Apollo 20 hoax


The Apollo 20 is a faux story told in a series of YouTube videos about an American crewed lunar mission that discovered evidence of an extraterrestrial civilization on the far side of the Moon.

The Premise

In April 2007, videos began appearing on YouTube under the username "retiredafb" telling the extraordinary story of Apollo 20, a secret lunar mission that definitively proved the existence of intelligent, alien life on the Moon. Then, on May 23, 2007, Italian ufologist Luca Scantanburlo interviewed a man who identified himself as William Rutledge, a retired American astronaut living in Rwanda. Rutledge claimed to be the commander of the Apollo 20 crew and to be the owner of the "retiredafb" account. However, Scantanburlo never met Rutledge in person because he conducted the interview over Yahoo! Messenger.
During the interview, Rutledge claimed Apollo 20 was a top-secret mission launched in mid-August 1976 from Vandenberg Air Force Base in Lompoc, California, conducted jointly by the United States and the former Soviet Union. He alleged the other mission members were American Leona Snyder and former Soviet cosmonaut Alexei Leonov, the first human being to perform a spacewalk. The purported landing site of the mission was near Guyot crater, a feature near the much larger Delporte crater. Rutledge said the videos show that he and Leonov discovered the remains of an ancient lunar civilization. He also said they brought back artifacts to Earth for study, including a hibernating, female humanoid.

YouTube videos

The first Apollo 20 videos appeared on YouTube on April Fool's Day, a hint that the story was nothing more than an elaborate prank. The videos, however, were then moved to Revver.com also under user name retiredafb. Other videos are scattered throughout YouTube posted by several different account users, making it difficult to determine the true identity of the hoaxer. Each video continues to draw thousands of views.
Despite the realistic appearance of the videos, amateurs have easily debunked them on YouTube and elsewhere on the Internet.
The videos are short, each only lasting a few minutes. If viewed in their intended sequence, they tell a partial story of the faux mission, starting with astronauts boarding Apollo 20 and ending with the extraordinary "discoveries" on the Moon. They include the following images:
The creator is French videographer/artist Thierry Speth. However, the website with Speth's admission, Need2know.eu, no longer exists, nor does Speth's personal website. However, the page with Speth's admission is partially available when browsing internet archives.
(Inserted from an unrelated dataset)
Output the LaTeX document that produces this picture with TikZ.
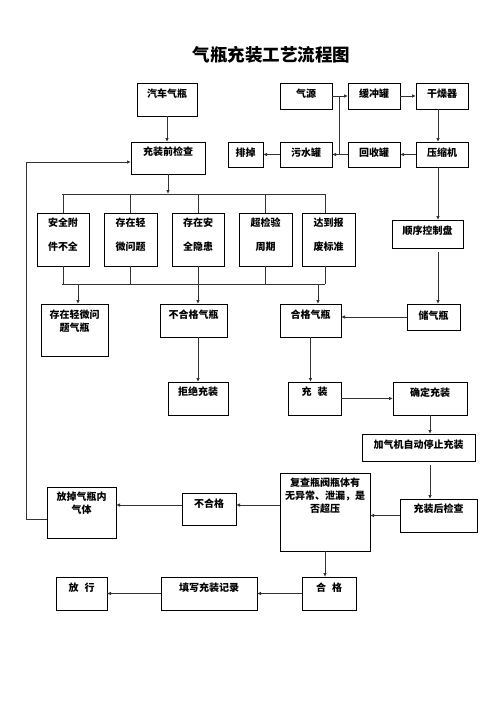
\documentclass[tikz,border=0pt]{standalone}
\usepackage{fontspec}
\setmainfont{Noto Sans CJK SC}
\usetikzlibrary{arrows.meta}
\newcommand\bx[7]{%
  \node[box,anchor=north west,minimum width={(#4-#2)*1pt},minimum height={(#5-#3)*1pt}] (#1) at (#2,#3) {};
  \node[txt] (#1t) at ({(#2+#4)/2},#6) {#7};}
\begin{document}
\begin{tikzpicture}[x=1pt,y=-1pt,
  box/.style={draw=black,line width=0.8pt,inner sep=0pt,outer sep=0pt,fill=white},
  txt/.style={inner sep=0pt,font=\fontsize{10}{13}\selectfont\bfseries,align=center},
  arr/.style={draw=black!80,line width=0.8pt,-{Latex[length=4pt,width=3.5pt]}},
  ln/.style={draw=black!80,line width=0.8pt}]
\useasboundingbox[fill=white] (0,0) rectangle (496,702);
\node[font=\fontsize{17.5}{20}\selectfont\bfseries] (title) at (271.5,55) {气瓶充装工艺流程图};
\bx{qiche}{137}{83}{197}{116}{94}{汽车气瓶}
\bx{jc}{131}{142}{205}{174}{152}{充装前检查}
\bx{paidiao}{228}{142}{263}{167}{153}{排掉}
\bx{qiyuan}{280}{83}{332}{109}{94}{气源}
\bx{hcg}{348}{83}{400}{109}{94}{缓冲罐}
\bx{gzq}{416}{83}{468}{109}{94}{干燥器}
\bx{wsg}{280}{142}{332}{167}{153}{污水罐}
\bx{hsg}{348}{142}{400}{167}{153}{回收罐}
\bx{ysj}{416}{142}{468}{167}{153}{压缩机}
\bx{sxk}{392}{220}{463}{248}{231}{顺序控制盘}
\bx{cqp}{407}{304}{460}{330}{316}{储气瓶}
\bx{ma}{37}{213}{89}{266}{235}{安全附\\[11pt]件不全}
\bx{mb}{104}{213}{157}{266}{235}{存在轻\\[11pt]微问题}
\bx{mc}{172}{213}{224}{266}{235}{存在安\\[11pt]全隐患}
\bx{md}{239}{213}{292}{266}{235}{超检验\\[11pt]周期}
\bx{me}{302}{213}{355}{266}{235}{达到报\\[11pt]废标准}
\bx{qw}{41}{304}{108}{356}{321}{存在轻微问\\题气瓶}
\bx{bhg}{160}{304}{227}{337}{315}{不合格气瓶}
\bx{hg}{280}{304}{341}{337}{315}{合格气瓶}
\bx{jj}{168}{382}{228}{415}{392}{拒绝充装}
\bx{cz}{288}{382}{341}{415}{392}{充\hspace{0.6em}装}
\bx{qd}{393}{382}{467}{415}{393}{确定充装}
\bx{jqj}{362}{434}{475}{461}{445}{加气机自动停止充装}
\bx{czh}{400}{499}{477}{532}{509}{充装后检查}
\bx{fc}{280}{473}{370}{551}{496}{复查瓶阀瓶体有\\无异常、泄漏，是\\否超压}
\bx{bhgb}{182}{493}{236}{525}{504}{不合格}
\bx{fd}{47}{487}{116}{538}{503.5}{放掉气瓶内\\气体}
\bx{fx}{56}{577}{107}{610}{588}{放\hspace{0.6em}行}
\bx{tx}{161}{577}{257}{610}{588}{填写充装记录}
\bx{hgb}{302}{577}{356}{610}{588}{合\hspace{0.6em}格}
% coordinates
\coordinate (cx) at (438,0);
\coordinate (vj) at (339,0);
\coordinate (g1) at (438,252);
\coordinate (g2) at (430,465);
\coordinate (t1) at (62,194);
\coordinate (t5) at (325,194);
\coordinate (u1) at (62,284);
\coordinate (u5) at (325,284);
\coordinate (d1) at (78,284);
\coordinate (d3) at (318,284);
\coordinate (r1) at (0,505);
\coordinate (fb) at (26,519);
\coordinate (fb2) at (26,162);
% top system
\draw[arr] (qiche.south) -- (qiche.south |- jc.north);
\draw[arr] (qiyuan.east) -- (hcg.west);
\draw[arr] (hcg.east) -- (gzq.west);
\draw[arr] (cx |- gzq.south) -- (cx |- ysj.north);
\draw[arr] (ysj.west) -- (hsg.east);
\draw[arr] (hsg.west) -- (wsg.east);
\draw[ln] (vj |- hcg.west) -- (vj |- hsg.west);
\draw[arr] (wsg.west) -- (paidiao.east);
\draw[arr] (cx |- ysj.south) -- (cx |- sxk.north);
\draw[arr] (g1) -- (g1 |- cqp.north);
\draw[arr] (cqp.west) -- (cqp.west -| hg.east);
% branches
\draw[arr] (jc.south) -- (jc.south |- t1);
\draw[ln] (t1) -- (t5);
\draw[ln] (ma.north |- t1) -- (ma.north);
\draw[ln] (mb.north |- t1) -- (mb.north);
\draw[ln] (mc.north |- t1) -- (mc.north);
\draw[ln] (md.north |- t1) -- (md.north);
\draw[ln] (t5) -- (t5 |- me.north);
\draw[ln] (u1) -- (u5);
\draw[ln] (ma.south) -- (ma.south |- u1);
\draw[ln] (mb.south) -- (mb.south |- u1);
\draw[ln] (md.south) -- (md.south |- u1);
\draw[ln] (u5 |- me.south) -- (u5);
\draw[arr] (d1) -- (d1 |- qw.north);
\draw[arr] (mc.south) -- (mc.south |- bhg.north);
\draw[arr] (d3) -- (d3 |- hg.north);
% lower flow
\draw[arr] (jj.north |- bhg.south) -- (jj.north);
\draw[arr] (hg.south) -- (hg.south |- cz.north);
\draw[arr] (cz.east) -- (cz.east -| qd.west);
\draw[arr] (qd.south) -- (qd.south |- jqj.north);
\draw[arr] (g2) -- (g2 |- czh.north);
\draw[arr] (czh.west) -- (czh.west -| fc.east);
\draw[arr] (fc.west |- r1) -- (bhgb.east |- r1);
\draw[arr] (bhgb.west |- r1) -- (fd.east |- r1);
\draw[arr] (fd.west |- fb) -- (fb) -- (fb2) -- (fb2 -| jc.west);
\draw[arr] (fc.south) -- (fc.south |- hgb.north);
\draw[arr] (hgb.west) -- (hgb.west -| tx.east);
\draw[arr] (tx.west) -- (tx.west -| fx.east);
\end{tikzpicture}
\end{document}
Also, more videos associated with other accounts have appeared on YouTube about Apollo 20, suggesting that more than one person is keeping the hoax alive.

Truths behind the video

Like many hoaxes, this story is a mixture of facts and fiction. The starting point for it are photos that NASA astronauts took in 1971 while in lunar orbit during the Apollo 15 mission, the fourth mission that landed men on the Moon. The photos show what look like a cigar-shaped object resting in a lunar crater. The hoaxer apparently used these photos to create the image of a pock-marked alien spacecraft on the Moon. The NASA photos are real. However, NASA never claimed they include images of alien spacecraft. The object in question is apparently nothing more than a natural part of the lunar terrain. Apollo 16 photos of the same crater taken a year later show no evidence of artificial structures.
In truth, Apollo 20 was a mission that never flew. It was one of the three lunar missions NASA cancelled after Congress reduced its funding, including Apollo missions 18 and 19. The last crewed lunar mission was Apollo 17, launched in 1972. The next crewed mission that used an Apollo spacecraft was Skylab 2, launched on 25 May 1973, followed by Skylab 3 and Skylab 4. The Skylab missions were followed by the Apollo-Soyuz Test Project, coordinated by the United States and the former Soviet Union in 1975.
Some of the stages for the Saturn V rockets intended for NASA's three cancelled lunar missions had already been constructed before their cancellation. According to the hoaxer's story, these were all used for the lunar landings of Apollo missions 18, 19, and 20. In reality, NASA used one of these to launch Skylab into orbit in 1973. The others are on display at three American space centers: the John F. Kennedy Space Center near Cape Canaveral, Florida; the Johnson Space Center in Houston, Texas; and the United States Space & Rocket Center in Huntsville, Alabama.

Apollo 20 mission patch

The 'recreation' mission patch suggests the crew's names as, "Rutledge - Snyder - Leonov", with a Latin phrase from Virgilio's “Bucoliche”, carpent tua poma nepotes, which translates as, —your grandsons will gather your apples. The patch deviates from the actual planned, yet aborted, Apollo 20 mission NASA textile patch, with the primary crew embossed as, "Roosa - Lind - Lousma", which had been planned to land at Tycho crater to test a rendezvous mission with an earlier uncrewed lander.

In popular culture

The Apollo 20 hoax was discussed on Aliens on the Moon: The Truth Exposed, a TV documentary directed by American television producer Robert Kiviat which was released on July 20, 2014 on the SyFy Channel.